The pandemic has benefited Pfizer’s business and its reputation. In 2021, it brought in $81.3 billion in sales, and recorded profit of $22 billion, bolstered in part by the sale of its coronavirus vaccine—the first of the shots to be approved for use in the US. That scientific and business success has overhauled the company’s reputation, from the biggest and baddest of big pharma to the company that helped save millions of lives during the pandemic.

Since 2000, life expectancy in lower-income countries has grown by about 10 years, partly because of a focus on treating infectious diseases, according to a draft report by the World Health Organization. But the numbers still badly trail high-income countries, where the average person can expect to live to over 80, compared with less than 65 years old in those poorer regions.

The rise in life expectancy in lower-income areas has exposed other issues with local health systems. For example, people in poor countries often aren’t diagnosed with cancer until they’re far into the disease. Most cancers in low- and lower-middle income countries are found at stage 3 or stage 4, when the chances of survival are lower, particularly without access to newer drugs, according to Adams, of the Union for International Cancer Control.

“Seventy percent of deaths of cancer currently occur in low- and lower-middle income countries, because they don’t have the capacity to treat cancers when they’re presented,” Adams said. “It’s complicated for cancer medicines to get into those countries. It’s not a simple problem that can be simply solved.”

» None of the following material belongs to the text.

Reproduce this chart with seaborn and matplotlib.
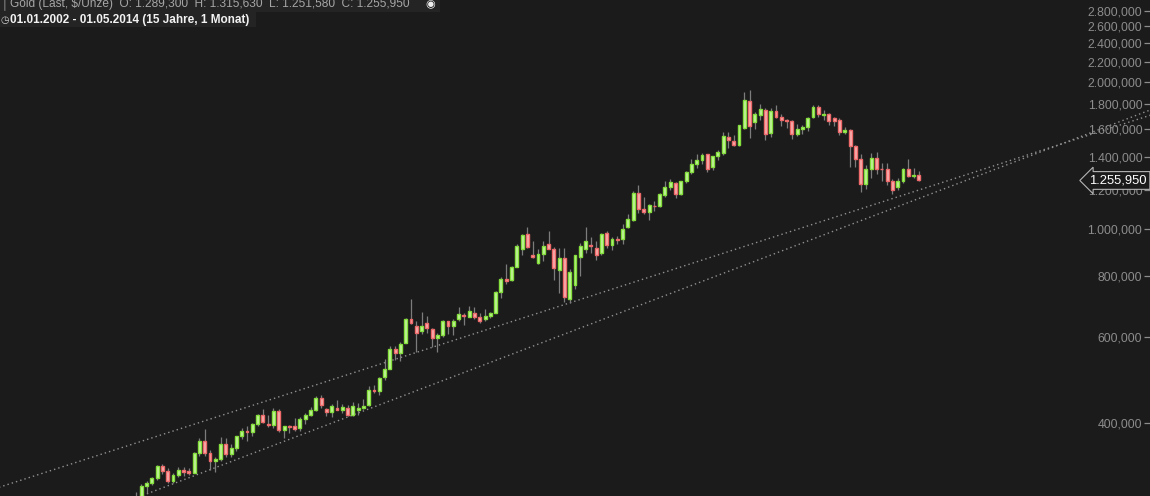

Pfizer plans to work with the Bill & Melinda Gates Foundation and other large international health groups to improve access to diagnosis and doctors in those places, particularly on more advanced diagnostic techniques to identify subtypes of cancer that can be targeted by newer therapies.

The Covid-19 pandemic provided important lessons on that front, Bourla said. While millions of doses of the company’s vaccine have been distributed to lower-income places, many have gone unused, because of a lack of health-care infrastructure or distrust.

“It’s one thing to have available the breast cancer medicine, and it’s another thing to make sure that the women will go get a mammogram,” Bourla said. “But something like that, we need partners. We need partners like the WHO, like Unicef, the Gates Foundation. They have people on the ground.”